More than a third of Bush's spending in February, $5.1 million, paid for electioneering efforts, including almost $3 million for glossy brochures and other mail intended to persuade voters to go to the polls to cast ballots for Bush.

The campaign spent $1.1 million in February--7.4% of its spending for the month--on get-out-the-vote efforts, including some controversial telephone banks.

Bush aides defended their campaign's unprecedented spending by pointing to the overwhelming portion of the funds that were spent to get the candidate's message to voters through advertising or direct campaigning.

"We had probably the highest percentage of any presidential campaign going toward voter contact," said spokesman Scott McClellan. "It was a competitive, hard-fought primary campaign. We had a strategy to win, and it was a successful one."

Bush spent very little money--about a quarter of a million dollars--trying to raise money in February. But he took in $3 million in donations for the month, including $163,325 for a fund to pay legal and accounting expenses in the general election.
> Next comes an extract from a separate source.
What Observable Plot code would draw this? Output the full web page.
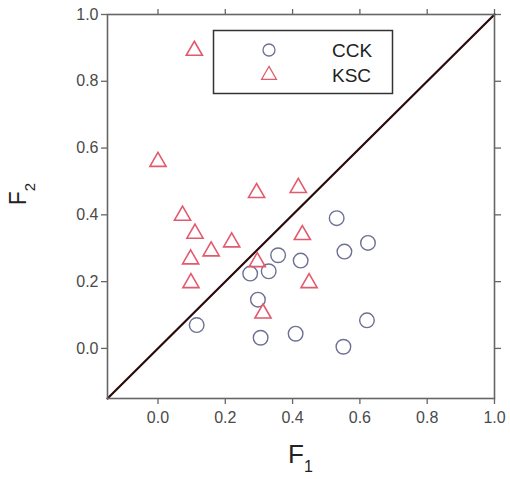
<!DOCTYPE html>
<html>
<head>
<meta charset="utf-8">
<script src="https://cdn.jsdelivr.net/npm/d3@7"></script>
<script src="https://cdn.jsdelivr.net/npm/@observablehq/plot@0.6"></script>
<style>
  html, body { margin: 0; padding: 0; background: #fff; }
  #chart { position: relative; width: 510px; height: 479px; }
</style>
</head>
<body>
<div id="chart"></div>
<script>
// ---- data ----
const domainX = [-0.15, 1.0];
const domainY = [-0.15, 1.0];
const xTicks = [0.0, 0.2, 0.4, 0.6, 0.8, 1.0];
const yTicks = [0.0, 0.2, 0.4, 0.6, 0.8, 1.0];

const cckF1 = [0.531, 0.624, 0.554, 0.357, 0.424, 0.274, 0.329, 0.297, 0.115, 0.305, 0.409, 0.621, 0.551];
const cckF2 = [0.390, 0.316, 0.290, 0.279, 0.263, 0.224, 0.231, 0.146, 0.070, 0.032, 0.044, 0.084, 0.005];

const kscF1 = [0.108, 0.000, 0.293, 0.417, 0.073, 0.110, 0.429, 0.219, 0.158, 0.097, 0.295, 0.098, 0.449, 0.312];
const kscF2 = [0.892, 0.559, 0.466, 0.481, 0.398, 0.344, 0.340, 0.318, 0.291, 0.267, 0.259, 0.196, 0.196, 0.105];

const seriesNames = ["CCK", "KSC"];
const seriesColors = ["#6d6f93", "#e25a6c"];
const seriesSymbols = ["circle", "triangle"];

// ---- build tables ----
const cck = cckF1.map((x, i) => ({x, y: cckF2[i]}));
const ksc = kscF1.map((x, i) => ({x, y: kscF2[i]}));
const diag = [{v: domainX[0]}, {v: domainX[1]}];

const W = 510, H = 479;
const mL = 107, mR = 16, mT = 14, mB = 81;

const plot = Plot.plot({
  width: W,
  height: H,
  marginLeft: mL,
  marginRight: mR,
  marginTop: mT,
  marginBottom: mB,
  x: {domain: domainX},
  y: {domain: domainY},
  style: {fontFamily: "'Liberation Sans', Arial, sans-serif", fontSize: "16px", color: "#4a4a4a", background: "#fff"},
  marks: [
    Plot.axisX({ticks: xTicks, tickFormat: d3.format(".1f"), tickSize: 6, tickPadding: 7, label: null, stroke: "#666", strokeWidth: 1.3}),
    Plot.axisX({anchor: "top", ticks: xTicks, tickFormat: () => "", tickSize: 6, label: null, stroke: "#666", strokeWidth: 1.3}),
    Plot.axisY({ticks: yTicks, tickFormat: d3.format(".1f"), tickSize: 6, tickPadding: 3, label: null, stroke: "#666", strokeWidth: 1.3}),
    Plot.axisY({anchor: "right", ticks: yTicks, tickFormat: () => "", tickSize: 6, label: null, stroke: "#666", strokeWidth: 1.3}),
    Plot.line(diag, {x: "v", y: "v", stroke: "#2a0a0a", strokeWidth: 2.2}),
    Plot.dot(cck, {x: "x", y: "y", symbol: seriesSymbols[0], r: 7.3, stroke: seriesColors[0], strokeWidth: 1.4, fill: "none"}),
    Plot.dot(ksc, {x: "x", y: "y", symbol: seriesSymbols[1], r: 6, stroke: seriesColors[1], strokeWidth: 1.6, fill: "none"}),
    Plot.frame({stroke: "#666", strokeWidth: 1.6})
  ]
});

document.getElementById("chart").appendChild(plot);

// ---- legend and axis titles ----
const svg = d3.select(plot);
const font = "'Liberation Sans', Arial, sans-serif";
const lg = svg.append("g");
lg.append("rect").attr("x", 213.5).attr("y", 30.5).attr("width", 179).attr("height", 63)
  .attr("fill", "#fff").attr("stroke", "#333").attr("stroke-width", 1.5);
const symGen = {circle: d3.symbolCircle, triangle: d3.symbolTriangle};
const legSizes = [Math.PI * 6 * 6, Math.PI * 5.5 * 5.5];
seriesNames.forEach((name, i) => {
  const cy = 50 + i * 25;
  lg.append("path")
    .attr("d", d3.symbol(symGen[seriesSymbols[i]], legSizes[i])())
    .attr("transform", `translate(269,${cy})`)
    .attr("fill", "none").attr("stroke", seriesColors[i]).attr("stroke-width", 1.3);
  lg.append("text").attr("x", 332).attr("y", cy).attr("dy", "0.35em")
    .attr("text-anchor", "start")
    .attr("font-family", font).attr("font-size", 19).attr("fill", "#222").text(name);
});

const xl = svg.append("text").attr("x", (mL + W - mR) / 2).attr("y", 463)
  .attr("text-anchor", "middle").attr("font-family", font).attr("fill", "#222");
xl.append("tspan").attr("font-size", 26).text("F");
xl.append("tspan").attr("font-size", 16).attr("dy", 9).text("1");

const yl = svg.append("text").attr("transform", "translate(26,194) rotate(-90)")
  .attr("text-anchor", "middle").attr("font-family", font).attr("fill", "#222");
yl.append("tspan").attr("font-size", 23).text("F");
yl.append("tspan").attr("font-size", 15).attr("dy", 9).text("2");
</script>
</body>
</html>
Gore benefited from the fact that the campaign of his rival, former Sen. Bill Bradley of New Jersey, lost steam before the voting started. Gore's campaign spent less than half what Bush did on advertising: $3.9 million in February out of a total $8.2 million.

The Gore campaign, which is taking federal matching funds and has yet to raise the maximum allowable, brought in $1.8 million in donations in February. By the end of last month, Gore's campaign had received a total $30.6 million in donations. His campaign calculated that it could raise $2 million to $3 million more. At that point, together with federal funds, it would reach the maximum spending amount allowed by federal election law.

Both the Gore and the Bush campaigns picked up their fund-raising efforts this month.